Choosing the Accessories
You can wear a cummerbund, but they're not very popular at the moment. Braces are great - they ensure the trousers stay put and not slip down throughout the evening. The traditional accompaniment to a dinner suit is evening shoes - pumps with a satin or silk bow on the top. You have to be quite something to pull those off but if you can find some well-shined patent leather shoes - very simple, no broguing - that's ideal. Wear black socks - nothing too woolly, preferably silk or cashmere.

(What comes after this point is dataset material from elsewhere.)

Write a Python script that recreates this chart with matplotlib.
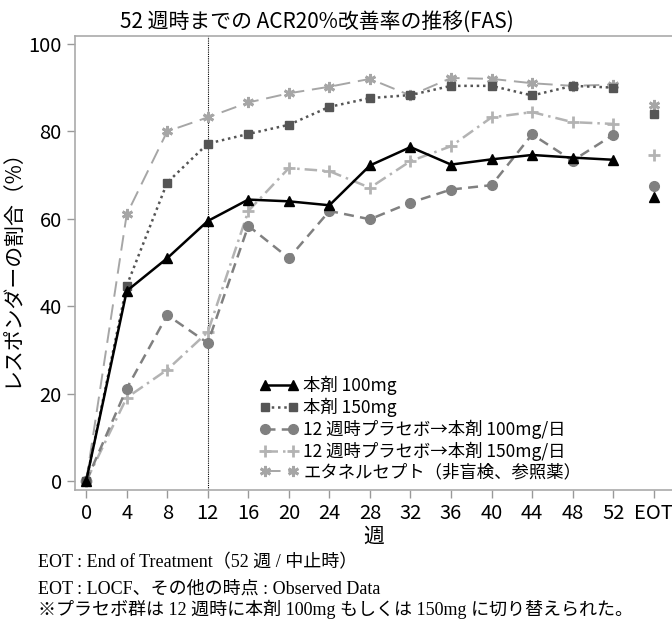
import numpy as np
import matplotlib
matplotlib.use('Agg')
import matplotlib.pyplot as plt

plt.rcParams['font.family'] = ['Liberation Sans Narrow', 'Noto Sans CJK JP', 'DejaVu Sans']

weeks = [0, 4, 8, 12, 16, 20, 24, 28, 32, 36, 40, 44, 48, 52]
eot_pos = 56
xtick_labels = ['0', '4', '8', '12', '16', '20', '24', '28', '32', '36', '40', '44', '48', '52', 'EOT']

d100 = [0, 43.5, 51.0, 59.5, 64.4, 64.0, 63.1, 72.2, 76.4, 72.4, 73.6, 74.6, 74.0, 73.5]
d150 = [0, 44.7, 68.3, 77.2, 79.4, 81.5, 85.6, 87.6, 88.3, 90.4, 90.4, 88.2, 90.4, 90.0]
pla100 = [0, 21.2, 38.0, 31.6, 58.4, 51.0, 61.8, 59.9, 63.7, 66.7, 67.7, 79.3, 73.3, 79.2]
pla150 = [0, 19.1, 25.5, 34.1, 61.8, 71.6, 70.9, 67.1, 73.2, 76.6, 83.2, 84.4, 82.1, 81.7]
eta = [0, 61.0, 80.0, 83.2, 86.6, 88.7, 90.2, 92.0, 88.2, 92.2, 92.0, 91.0, 90.4, 90.7]

eot_vals = [65.0, 84.0, 67.5, 74.5, 86.1]

labels = ['本剤 100mg', '本剤 150mg', '12 週時プラセボ→本剤 100mg/日',
          '12 週時プラセボ→本剤 150mg/日', 'エタネルセプト（非盲検、参照薬）']

styles = [
    dict(color='#000000', ls='-', marker='^', ms=7, lw=1.8),
    dict(color='#555555', ls=(0, (1, 1.5)), marker='s', ms=6, lw=1.8),
    dict(color='#808080', ls=(0, (4, 2.5)), marker='o', ms=7, lw=1.8),
    dict(color='#b3b3b3', ls=(0, (5, 2, 1, 2)), marker='+', ms=9, lw=1.8, mew=2),
    dict(color='#a6a6a6', ls=(0, (8, 4)), marker=(6, 2, 0), ms=8, lw=1.4, mew=2),
]
series = [d100, d150, pla100, pla150, eta]

fig = plt.figure(figsize=(6.72, 6.21), dpi=100)
ax = fig.add_axes([75/672, 1-490/621, 1-75/672, (490-36)/621])

# draw back-to-front so black line ends up on top
order = [4, 3, 2, 1, 0]
handles = [None]*5
for i in order:
    st = dict(styles[i])
    mew = st.pop('mew', 1)
    h, = ax.plot(weeks, series[i], color=st['color'], ls=st['ls'], lw=st['lw'],
                 marker=st['marker'], ms=st['ms'], mew=mew, label=labels[i], zorder=3+ (4-i))
    ax.plot([eot_pos], [eot_vals[i]], ls='none', color=st['color'], marker=st['marker'],
            ms=st['ms'], mew=mew, zorder=3 + (4-i))
    handles[i] = h

ax.axvline(12, color='black', ls=(0, (1, 1)), lw=0.8, zorder=2)

ax.set_xlim(-1.1, 57.8)
ax.set_ylim(-2, 101.8)
ax.set_xticks(weeks + [eot_pos])
ax.set_xticklabels(xtick_labels)
ax.set_yticks([0, 20, 40, 60, 80, 100])
ax.tick_params(direction='out', length=6, color='#999999', labelsize=14.5, width=1)
for s in ['left', 'bottom', 'top']:
    ax.spines[s].set_color('#aaaaaa')
    ax.spines[s].set_linewidth(1.2)
ax.spines['right'].set_visible(False)

ax.set_xlabel('週', fontsize=15, labelpad=1)
ax.set_ylabel('レスポンダーの割合（%）', fontsize=15, labelpad=4)
ax.set_title('52 週時までの ACR20%改善率の推移(FAS)', fontsize=15, pad=5, x=(317-75)/(672-75))

leg = ax.legend(handles=handles, labels=labels, loc='lower left', bbox_to_anchor=(0.295, 0.0),
                frameon=False, numpoints=2, fontsize=12.5, handlelength=2.2,
                handletextpad=0.3, labelspacing=0.15, borderaxespad=0.3, borderpad=0.2)

foot = ['EOT : End of Treatment（52 週 / 中止時）',
        'EOT : LOCF、その他の時点 : Observed Data',
        '※プラセボ群は 12 週時に本剤 100mg もしくは 150mg に切り替えられた。']
fy = [563, 589, 609]
for t, y in zip(foot, fy):
    fig.text(38/672, 1-y/621, t, fontsize=13, va='center', ha='left',
             family=['Liberation Serif', 'Noto Sans CJK JP'])

fig.savefig('out.png', dpi=100)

You can wear a pocket square with evening wear but it should be silk and coordinate with the rest of the outfit. Also, personally I think a nice thing to do is wear a silk scarf. It stands out as not everyone will be wearing one and is a bit more special. White is great, but why not black silk with white polka dots or something more adventurous?
When everyone looks the same, you can always notice when someone has done it properly and when someone hasn't. That’s why you should buy only the best. So, plan ahead and make sure that you choose the right designer for your unique needs.